Arts Listings

‘Arabian Nights’ Comes to Berkeley Rep

By Ken Bullock Special to the Planet
Wednesday November 26, 2008 - 10:48:00 AM

The hook is perhaps the greatest, besides the most famous, narrative device of all time: a ruler, cheated on by his consort, marries again and again—but only for a night, executing each new bride at dawn. When he demands the hand of his prime minister’s daughter, the young woman proves resourceful, telling him enchanting stories that spawn new tales, each posing a cliffhanger as morning arrives. Many nights go by, and she is spared each dawn, until she presents her overwhelmed husband with the children he has fathered. 

Jorge Luis Borges, an ardent admirer, remarked that each of the various titles this medieval collection is known by has an equally beautiful ring: “A Thousand Nights and a Night,” in its original Arabic; “A Thousand and One Nights” in most European languages—and in English, The Arabian Nights, which Mary Zimmerman calls her newest venture, now onstage at Berkeley Rep. 

The Rep’s production, which Zimmerman wrote during rehearsal and directed, retells Scherezade and Shahryar’s story and the tale-telling that sprang from it. The cast of 15, many who have worked with Zimmerman before, play multiple parts, all at one point or another becoming storytellers. There’s the music of dumbek and oud, touches of dance, and much movement theater across Daniel Ostling’s set, strewn with carpets and pillows, with lamps lowered from the flies, on The Rep’s angular Thrust Stage. As the modular vignettes string out into full-blown stories, interrupted by interlocking tales-within-tales, the air of improvisation hangs like perfume in the air. 

In some ways, that’s the strongest flavor, despite the true virtuosity of the original tales and the efforts of the young cast—in particular, Sofia Jean Perez as Scherezade and Jesse J. Perez and Melina Kalomas in various roles—to bring them to life. But with all the well-meaning intent (Zimmerman said she was inspired by The Nights’ opposite, media spins on the Mideast since the Gulf War), competence of execution, and attempts to bring across cultural nuances, like the rich hyperbole of the high caliphal medieval prose, the synaesthesia of setting, music, movement, voice, even scent—what once was admiringly referred to as “Oriental”—the production can’t shake something of the banality of sketch comedy routines or the resonance of cable TV. 

Modern theater has been, in some ways, the search for marriage between the episode, the tableau (or “pregnant moment”) and that oxymoron, the spontaneous act of rigorous movement.
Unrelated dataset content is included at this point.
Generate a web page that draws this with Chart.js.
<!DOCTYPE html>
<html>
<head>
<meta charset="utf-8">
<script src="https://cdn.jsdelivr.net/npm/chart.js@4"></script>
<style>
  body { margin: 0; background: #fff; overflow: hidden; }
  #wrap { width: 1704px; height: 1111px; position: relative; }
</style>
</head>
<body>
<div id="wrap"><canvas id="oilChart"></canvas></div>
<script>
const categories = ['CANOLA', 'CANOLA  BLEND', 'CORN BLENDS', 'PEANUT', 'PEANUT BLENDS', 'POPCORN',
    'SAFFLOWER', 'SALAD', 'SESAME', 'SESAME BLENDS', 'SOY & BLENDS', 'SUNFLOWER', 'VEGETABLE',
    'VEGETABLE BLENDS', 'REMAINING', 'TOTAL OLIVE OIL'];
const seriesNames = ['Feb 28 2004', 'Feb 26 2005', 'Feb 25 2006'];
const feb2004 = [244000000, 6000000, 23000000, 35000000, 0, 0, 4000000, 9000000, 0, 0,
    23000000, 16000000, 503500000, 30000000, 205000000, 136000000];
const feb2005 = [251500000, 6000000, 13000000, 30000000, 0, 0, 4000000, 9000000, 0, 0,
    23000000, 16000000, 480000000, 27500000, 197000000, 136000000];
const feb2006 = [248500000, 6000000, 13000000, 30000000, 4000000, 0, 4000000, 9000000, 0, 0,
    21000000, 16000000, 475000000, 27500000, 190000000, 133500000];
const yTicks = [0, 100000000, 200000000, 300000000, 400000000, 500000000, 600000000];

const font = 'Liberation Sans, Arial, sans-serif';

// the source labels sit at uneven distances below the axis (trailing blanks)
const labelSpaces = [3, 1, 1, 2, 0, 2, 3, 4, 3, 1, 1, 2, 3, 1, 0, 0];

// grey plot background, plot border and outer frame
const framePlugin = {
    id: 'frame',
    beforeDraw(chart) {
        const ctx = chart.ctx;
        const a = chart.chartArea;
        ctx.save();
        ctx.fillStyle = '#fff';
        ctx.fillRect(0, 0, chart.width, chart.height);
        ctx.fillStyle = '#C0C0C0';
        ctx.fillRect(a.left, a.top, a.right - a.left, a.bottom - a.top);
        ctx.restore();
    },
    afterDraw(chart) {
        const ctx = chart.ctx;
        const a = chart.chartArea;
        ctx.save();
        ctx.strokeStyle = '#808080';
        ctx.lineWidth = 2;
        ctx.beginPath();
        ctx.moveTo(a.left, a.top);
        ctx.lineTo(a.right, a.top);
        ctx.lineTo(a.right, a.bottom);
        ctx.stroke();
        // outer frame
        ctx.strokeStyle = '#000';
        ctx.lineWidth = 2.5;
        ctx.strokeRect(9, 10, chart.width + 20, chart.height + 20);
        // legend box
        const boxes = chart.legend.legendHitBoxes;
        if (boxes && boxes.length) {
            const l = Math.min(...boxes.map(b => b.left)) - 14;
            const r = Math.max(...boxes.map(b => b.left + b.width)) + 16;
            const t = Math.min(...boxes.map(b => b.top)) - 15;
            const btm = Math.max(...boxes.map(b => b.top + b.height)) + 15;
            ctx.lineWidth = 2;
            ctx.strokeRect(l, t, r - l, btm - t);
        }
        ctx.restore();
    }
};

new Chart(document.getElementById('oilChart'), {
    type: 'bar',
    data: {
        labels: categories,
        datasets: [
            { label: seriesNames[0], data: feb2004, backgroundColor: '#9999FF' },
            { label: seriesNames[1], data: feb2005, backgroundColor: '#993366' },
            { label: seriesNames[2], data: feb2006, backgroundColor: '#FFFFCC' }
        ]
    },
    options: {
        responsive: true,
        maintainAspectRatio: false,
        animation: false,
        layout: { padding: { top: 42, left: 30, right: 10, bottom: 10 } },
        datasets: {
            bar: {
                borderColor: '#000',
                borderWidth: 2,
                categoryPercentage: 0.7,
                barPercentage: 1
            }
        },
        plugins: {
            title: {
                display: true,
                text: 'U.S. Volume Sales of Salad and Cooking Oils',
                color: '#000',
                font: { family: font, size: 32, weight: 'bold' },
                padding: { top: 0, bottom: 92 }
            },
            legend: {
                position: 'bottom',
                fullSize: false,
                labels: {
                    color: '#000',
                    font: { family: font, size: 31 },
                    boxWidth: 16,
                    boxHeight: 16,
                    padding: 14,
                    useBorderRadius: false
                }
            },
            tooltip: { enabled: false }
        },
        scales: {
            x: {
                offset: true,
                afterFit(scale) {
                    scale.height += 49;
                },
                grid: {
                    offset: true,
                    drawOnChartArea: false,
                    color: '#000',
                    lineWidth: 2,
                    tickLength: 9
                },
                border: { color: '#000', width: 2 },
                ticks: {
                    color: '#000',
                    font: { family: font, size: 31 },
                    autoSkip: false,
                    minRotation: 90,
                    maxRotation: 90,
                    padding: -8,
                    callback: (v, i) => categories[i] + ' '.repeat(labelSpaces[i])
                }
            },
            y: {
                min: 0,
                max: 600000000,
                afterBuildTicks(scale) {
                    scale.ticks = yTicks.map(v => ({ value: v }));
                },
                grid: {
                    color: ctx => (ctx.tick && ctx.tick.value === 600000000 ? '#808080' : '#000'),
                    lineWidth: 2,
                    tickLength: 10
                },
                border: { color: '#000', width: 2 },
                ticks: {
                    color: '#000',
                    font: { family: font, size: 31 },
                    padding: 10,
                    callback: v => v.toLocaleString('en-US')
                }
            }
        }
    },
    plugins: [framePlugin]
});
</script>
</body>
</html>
Soviet director V.S. Meyerhold called a way he staged scenes with acrobatic movement to bring out or counterpoint meaning “attractions,” from circus parlance.  

Many of these techniques found their way into improv exercises, from which sprang contemporary sketch comedy, and emulations of the old avant-garde in performance art—which, often media-driven, can resemble improv comedy routines, which the media has embraced, 

Zimmerman’s Arabian Nights has too much sense of riffing, of being “bitty.” The profound, sometimes contradictory sensibilities of the original tales and how they intertwine can be better found in some of the—curiously incomplete—adaptations and inspired emulations of The Arabian Nights: Jan Potocki’s Manuscript Found in Saragossa (inspired as he read The Nights to his sick wife), but not the extraordinary and hilariously acted film by Wojcek Has, Saragossa Manuscript, tale told within delirious tale in flashback. Neither is Pier Paolo Pasolini’s Arabian Nights (last of a trilogy of tale-telling, after The Decameron and The Canterbury Tales)—or the work of two living filmmakers who are also close to theater and improvisation, innovators of new ways to weave diverse strands into open-ended, ongoing stories, beyond the heady brew, even, of “magical realism”: Jacques Rivette, Raul Ruiz.